All is not well in the realm, however. With America looking inward and shying away from its role as liberalism’s steward, Illiberal politics of all stripes is growing in popularity. As far-right nativists continue to rack up election wins in Europe, India, and elsewhere, academics are piling on intellectual critiques of liberalism’s ills while political elites bemoan the cynicism with which the liberal idea is being treated. “We are a creedal nation, not a nation defined by blood and soil or even shared history, but defined by what we believe, defined by the document and the ideas we celebrate on the July Fourth,” declared former CIA director Gen. Michael Hayden, before sullenly trailing off, “Or, at least, we have been.” If America historically had a working consensus—shared by elites and society at large—on classical liberal values , the only consensus now is that there are real cracks in the foundation.
People want to believe. Political liberals, however—in their insistence that all people wanted was to be left alone as libertine individuals freed from “ideology”—failed to understand the degree of ennui, meaninglessness, and “spiritual confusion” that their own ideology had been leaving in its wake. Now realizing just how grave of a liability this was, they’ve been rudely awakened to a brave new world, one in active revolt. People the globe over are in rapture by the idea that politics could, once again, re-enchant the world with collective mission and purpose.

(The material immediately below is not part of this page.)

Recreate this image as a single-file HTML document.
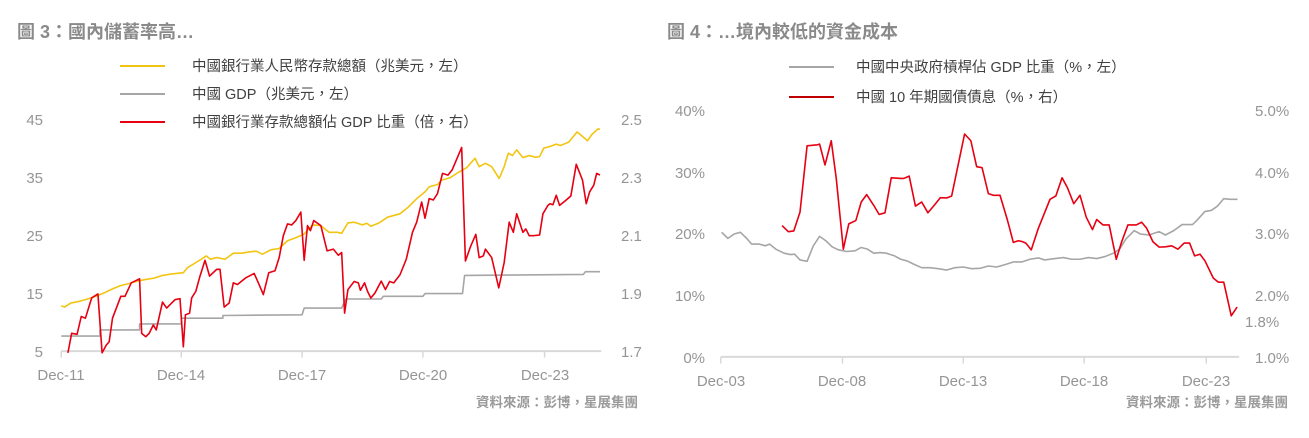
<!DOCTYPE html>
<html><head><meta charset="utf-8"><style>
html,body{margin:0;padding:0;background:#fff;}
svg{display:block;font-family:"Liberation Sans","Noto Sans CJK TC",sans-serif;}
.t{font-size:18px;font-weight:bold;fill:#8a8a8a;}
.lg{font-size:14.5px;fill:#404040;}
.ax{font-size:15px;fill:#959595;}
.src{font-size:13.5px;fill:#9a9a9a;font-weight:bold;}
</style></head><body>
<svg width="1309" height="438" viewBox="0 0 1309 438">
<rect width="1309" height="438" fill="#fff"/>
<!-- LEFT CHART -->
<text class="t" x="17" y="38">圖 3：國內儲蓄率高…</text>
<line x1="120" y1="66" x2="165" y2="66" stroke="#f2c511" stroke-width="2"/>
<text class="lg" x="192" y="71">中國銀行業人民幣存款總額（兆美元，左）</text>
<line x1="120" y1="94" x2="165" y2="94" stroke="#a6a6a6" stroke-width="2"/>
<text class="lg" x="192" y="99">中國 GDP（兆美元，左）</text>
<line x1="120" y1="122" x2="165" y2="122" stroke="#e60012" stroke-width="2"/>
<text class="lg" x="192" y="127">中國銀行業存款總額佔 GDP 比重（倍，右）</text>
<g class="ax" text-anchor="end">
<text x="43" y="125">45</text><text x="43" y="183">35</text><text x="43" y="241">25</text><text x="43" y="299">15</text><text x="43" y="357">5</text>
</g>
<g class="ax">
<text x="621" y="125">2.5</text><text x="621" y="183">2.3</text><text x="621" y="241">2.1</text><text x="621" y="299">1.9</text><text x="621" y="357">1.7</text>
</g>
<g class="ax" text-anchor="middle">
<text x="61" y="380">Dec-11</text><text x="181" y="380">Dec-14</text><text x="302" y="380">Dec-17</text><text x="423" y="380">Dec-20</text><text x="545" y="380">Dec-23</text>
</g>
<text class="src" x="638" y="407" text-anchor="end">資料來源：彭博，星展集團</text>
<g transform="scale(0.41667,0.3367)" fill="none" stroke-linejoin="round">
<polyline vector-effect="non-scaling-stroke" stroke="#d9d9d9" stroke-width="2" points="147,1043 1443,1043"/>
<path vector-effect="non-scaling-stroke" stroke="#d9d9d9" stroke-width="1.5" d="M147,1043V1062M435,1043V1062M725,1043V1062M1015,1043V1062M1307,1043V1062"/>
<polyline vector-effect="non-scaling-stroke" stroke="#f2c511" stroke-width="1.6" points="147,908 155,912 170,900 190,895 210,888 230,880 250,870 270,858 290,848 310,842 330,835 350,830 370,826 390,818 410,814 440,810 450,795 470,780 495,760 505,770 520,765 540,770 560,752 580,752 600,748 615,746 630,755 650,742 670,738 690,715 710,706 730,695 750,668 770,670 790,690 810,690 820,693 835,662 850,660 870,668 880,663 890,672 910,662 930,645 960,635 980,615 1000,590 1020,570 1030,555 1050,548 1060,535 1080,528 1100,512 1120,498 1140,470 1150,495 1165,485 1180,495 1198,530 1210,495 1220,455 1230,462 1240,445 1255,468 1270,462 1285,467 1295,465 1305,440 1320,435 1335,428 1345,432 1365,422 1385,392 1395,402 1410,418 1420,400 1435,383 1440,384"/>
<polyline vector-effect="non-scaling-stroke" stroke="#a6a6a6" stroke-width="1.6" points="147,998 240,998 240,980 335,980 335,962 435,962 435,945 535,945 535,937 725,935 730,915 820,915 830,888 915,888 920,880 1015,880 1020,872 1110,872 1115,818 1400,815 1405,807 1440,807"/>
<polyline vector-effect="non-scaling-stroke" stroke="#e60012" stroke-width="1.6" points="163,1048 172,990 185,993 195,940 205,945 220,885 235,873 245,1048 255,1025 262,1015 270,945 290,880 300,880 315,840 335,828 340,990 350,1000 358,990 368,965 375,980 390,897 400,915 420,890 432,887 440,1030 445,935 455,930 460,885 470,865 480,820 492,773 503,820 520,800 528,800 538,912 550,900 560,840 570,845 590,825 610,812 620,840 632,875 645,810 660,804 670,765 680,700 690,665 700,668 710,655 722,630 730,773 738,670 745,685 753,655 770,670 785,745 800,740 812,758 820,750 827,930 835,860 850,836 860,840 865,862 875,840 882,865 890,885 900,870 915,835 925,860 935,836 945,840 960,816 975,770 990,690 1000,660 1012,600 1020,648 1030,590 1040,594 1050,575 1062,515 1075,520 1085,505 1108,438 1117,775 1130,730 1142,696 1150,765 1160,760 1165,740 1180,765 1197,855 1210,780 1222,660 1232,690 1240,635 1255,690 1262,680 1270,700 1280,700 1295,698 1303,635 1315,610 1320,605 1327,608 1335,580 1343,610 1355,598 1370,582 1383,488 1398,535 1407,605 1415,570 1425,550 1432,515 1440,520"/>
</g>
<!-- RIGHT CHART -->
<text class="t" x="667" y="38">圖 4：…境內較低的資金成本</text>
<line x1="789" y1="67" x2="834" y2="67" stroke="#a6a6a6" stroke-width="2"/>
<text class="lg" x="856" y="72">中國中央政府槓桿佔 GDP 比重（%，左）</text>
<line x1="789" y1="97" x2="834" y2="97" stroke="#c00000" stroke-width="2"/>
<text class="lg" x="856" y="102">中國 10 年期國債債息（%，右）</text>
<g class="ax" text-anchor="end">
<text x="705" y="116">40%</text><text x="705" y="178">30%</text><text x="705" y="239">20%</text><text x="705" y="301">10%</text><text x="705" y="363">0%</text>
</g>
<g class="ax">
<text x="1255" y="116">5.0%</text><text x="1255" y="178">4.0%</text><text x="1255" y="239">3.0%</text><text x="1255" y="301">2.0%</text><text x="1255" y="363">1.0%</text>
<text x="1245" y="327">1.8%</text>
</g>
<g class="ax" text-anchor="middle">
<text x="721" y="386">Dec-03</text><text x="842" y="386">Dec-08</text><text x="963" y="386">Dec-13</text><text x="1084" y="386">Dec-18</text><text x="1206" y="386">Dec-23</text>
</g>
<text class="src" x="1288" y="407" text-anchor="end">資料來源：彭博，星展集團</text>
<g transform="translate(655,0) scale(0.41667,0.3367)" fill="none" stroke-linejoin="round">
<polyline vector-effect="non-scaling-stroke" stroke="#d9d9d9" stroke-width="2" points="158,1060 1402,1060"/>
<path vector-effect="non-scaling-stroke" stroke="#d9d9d9" stroke-width="1.5" d="M158,1060V1080M450,1060V1080M740,1060V1080M1030,1060V1080M1323,1060V1080"/>
<polyline vector-effect="non-scaling-stroke" stroke="#a6a6a6" stroke-width="1.6" points="160,690 175,708 190,695 205,690 220,708 232,725 250,725 265,730 275,725 290,740 310,752 325,756 335,755 348,772 365,776 380,730 395,702 410,715 425,733 440,742 460,747 480,745 495,735 510,740 525,752 540,750 555,752 575,760 590,770 605,775 620,784 640,795 660,795 680,798 700,802 720,795 740,793 760,798 780,797 800,790 820,793 840,786 860,778 880,778 900,770 920,766 935,772 960,768 980,765 1000,770 1020,770 1040,765 1060,768 1080,762 1100,752 1115,740 1130,710 1150,685 1165,695 1185,698 1210,688 1225,698 1245,685 1265,667 1290,667 1300,655 1320,628 1335,625 1350,612 1365,590 1380,592 1398,592"/>
<polyline vector-effect="non-scaling-stroke" stroke="#e60012" stroke-width="1.6" points="305,670 320,688 333,686 348,630 365,433 390,430 395,428 408,490 423,418 435,530 452,740 465,665 482,655 495,600 508,578 525,610 538,637 552,632 567,528 590,530 597,530 610,523 625,612 640,600 655,632 670,610 685,587 700,588 712,582 743,398 758,418 772,495 785,498 800,575 812,580 828,580 845,650 860,720 872,715 880,717 890,722 903,742 920,678 935,632 948,592 962,582 977,528 990,558 1005,605 1020,580 1035,645 1050,682 1060,652 1075,668 1090,668 1107,770 1120,718 1135,668 1155,668 1168,660 1180,678 1195,718 1210,734 1225,733 1240,730 1255,740 1270,722 1283,722 1295,760 1308,755 1320,775 1340,826 1352,838 1365,838 1383,938 1397,912"/>
</g>
</svg>
</body></html>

In trying to make America great again, Trump may ironically end up becoming Ataturk to the American caliphate. Will the liberal idea survive the current onslaught, and if so, how might it transform? It’s too early to tell, but if things take a turn for the worse for liberalism, its supporters may be heartened by what Muslims have, in the post-caliphate period, learned all too well: states, empires, and caliphates rise and fall, but ultimately, it’s the degree of faith and fervor of its adherents amid adversity that sustains the ideas, values, and beliefs of any creed.